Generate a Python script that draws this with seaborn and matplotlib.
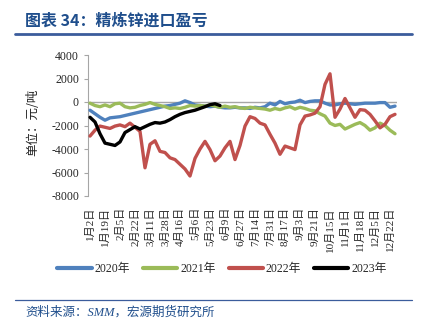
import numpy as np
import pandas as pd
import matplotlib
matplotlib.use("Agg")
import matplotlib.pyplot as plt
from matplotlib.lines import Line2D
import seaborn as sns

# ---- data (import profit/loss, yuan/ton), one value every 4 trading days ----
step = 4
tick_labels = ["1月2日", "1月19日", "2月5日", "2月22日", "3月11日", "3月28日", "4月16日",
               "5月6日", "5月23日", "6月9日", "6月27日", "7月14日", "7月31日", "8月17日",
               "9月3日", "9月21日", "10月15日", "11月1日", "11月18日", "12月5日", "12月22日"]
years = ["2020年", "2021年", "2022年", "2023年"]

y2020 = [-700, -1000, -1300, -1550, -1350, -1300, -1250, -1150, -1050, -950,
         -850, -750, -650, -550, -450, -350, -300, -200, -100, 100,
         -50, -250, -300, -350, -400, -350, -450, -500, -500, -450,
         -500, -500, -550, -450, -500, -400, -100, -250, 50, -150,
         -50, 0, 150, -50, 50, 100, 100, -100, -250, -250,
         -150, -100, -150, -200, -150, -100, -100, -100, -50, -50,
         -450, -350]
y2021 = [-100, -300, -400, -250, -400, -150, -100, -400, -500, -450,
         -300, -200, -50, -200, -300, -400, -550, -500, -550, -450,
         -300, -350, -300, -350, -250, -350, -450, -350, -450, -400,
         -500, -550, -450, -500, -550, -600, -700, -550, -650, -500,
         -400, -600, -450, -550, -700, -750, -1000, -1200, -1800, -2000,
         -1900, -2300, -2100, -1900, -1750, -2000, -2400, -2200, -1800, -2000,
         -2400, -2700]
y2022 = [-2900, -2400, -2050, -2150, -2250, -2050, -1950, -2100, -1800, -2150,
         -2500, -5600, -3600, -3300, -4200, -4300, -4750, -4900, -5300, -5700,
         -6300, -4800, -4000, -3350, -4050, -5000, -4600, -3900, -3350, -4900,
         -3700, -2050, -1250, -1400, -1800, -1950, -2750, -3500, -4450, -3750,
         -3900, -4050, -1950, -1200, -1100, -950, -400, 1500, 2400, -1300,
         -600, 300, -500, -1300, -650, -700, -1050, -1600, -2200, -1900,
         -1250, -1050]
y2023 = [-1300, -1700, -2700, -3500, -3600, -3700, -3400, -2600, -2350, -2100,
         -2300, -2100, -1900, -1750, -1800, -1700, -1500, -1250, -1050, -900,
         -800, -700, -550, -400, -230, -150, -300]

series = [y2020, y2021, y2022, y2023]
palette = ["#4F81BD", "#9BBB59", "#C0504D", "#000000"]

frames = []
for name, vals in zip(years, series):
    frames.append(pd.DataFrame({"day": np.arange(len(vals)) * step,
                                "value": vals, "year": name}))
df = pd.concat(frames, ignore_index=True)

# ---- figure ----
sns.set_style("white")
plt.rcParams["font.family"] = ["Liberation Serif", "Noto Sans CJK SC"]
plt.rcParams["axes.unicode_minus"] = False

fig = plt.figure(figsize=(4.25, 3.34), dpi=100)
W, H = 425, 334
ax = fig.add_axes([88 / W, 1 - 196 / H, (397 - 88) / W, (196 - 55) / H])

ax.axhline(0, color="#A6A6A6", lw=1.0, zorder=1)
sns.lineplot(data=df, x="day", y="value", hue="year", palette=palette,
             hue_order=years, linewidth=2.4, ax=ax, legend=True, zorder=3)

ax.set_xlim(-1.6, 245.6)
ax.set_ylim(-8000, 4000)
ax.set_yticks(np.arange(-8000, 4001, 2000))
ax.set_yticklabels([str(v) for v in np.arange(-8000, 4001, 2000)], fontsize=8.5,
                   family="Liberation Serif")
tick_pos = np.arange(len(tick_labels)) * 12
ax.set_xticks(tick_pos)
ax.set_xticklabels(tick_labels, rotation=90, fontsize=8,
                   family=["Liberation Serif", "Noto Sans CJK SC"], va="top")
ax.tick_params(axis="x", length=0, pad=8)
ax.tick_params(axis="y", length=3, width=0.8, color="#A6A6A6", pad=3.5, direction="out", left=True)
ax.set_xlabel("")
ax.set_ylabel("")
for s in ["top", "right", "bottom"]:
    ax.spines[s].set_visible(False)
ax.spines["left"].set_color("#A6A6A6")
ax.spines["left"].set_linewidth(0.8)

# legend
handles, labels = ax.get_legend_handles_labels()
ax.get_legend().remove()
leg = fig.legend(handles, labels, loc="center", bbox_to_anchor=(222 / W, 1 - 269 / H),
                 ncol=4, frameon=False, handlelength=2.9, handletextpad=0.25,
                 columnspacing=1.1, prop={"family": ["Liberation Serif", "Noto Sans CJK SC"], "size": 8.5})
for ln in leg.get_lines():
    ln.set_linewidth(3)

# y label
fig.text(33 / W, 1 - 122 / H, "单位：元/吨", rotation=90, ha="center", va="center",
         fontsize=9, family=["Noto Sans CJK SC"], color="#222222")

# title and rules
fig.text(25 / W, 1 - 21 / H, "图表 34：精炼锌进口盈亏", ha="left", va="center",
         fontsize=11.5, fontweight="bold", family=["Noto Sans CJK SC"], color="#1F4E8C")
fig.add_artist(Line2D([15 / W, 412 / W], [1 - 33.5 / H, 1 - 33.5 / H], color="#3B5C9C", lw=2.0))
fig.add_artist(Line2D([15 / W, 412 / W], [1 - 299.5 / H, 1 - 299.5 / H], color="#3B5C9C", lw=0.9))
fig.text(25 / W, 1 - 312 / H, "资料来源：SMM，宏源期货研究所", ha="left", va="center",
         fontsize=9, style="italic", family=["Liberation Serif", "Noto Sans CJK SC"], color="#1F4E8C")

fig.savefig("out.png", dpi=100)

- Problem to work on: Extract the lines exactly, please: the first line of the listing, the line with "import seaborn as sns", and every line between them, but no pictures.

- Result below:
Generate a Python script that draws this with seaborn and matplotlib.
import numpy as np
import pandas as pd
import matplotlib
matplotlib.use("Agg")
import matplotlib.pyplot as plt
from matplotlib.lines import Line2D
import seaborn as sns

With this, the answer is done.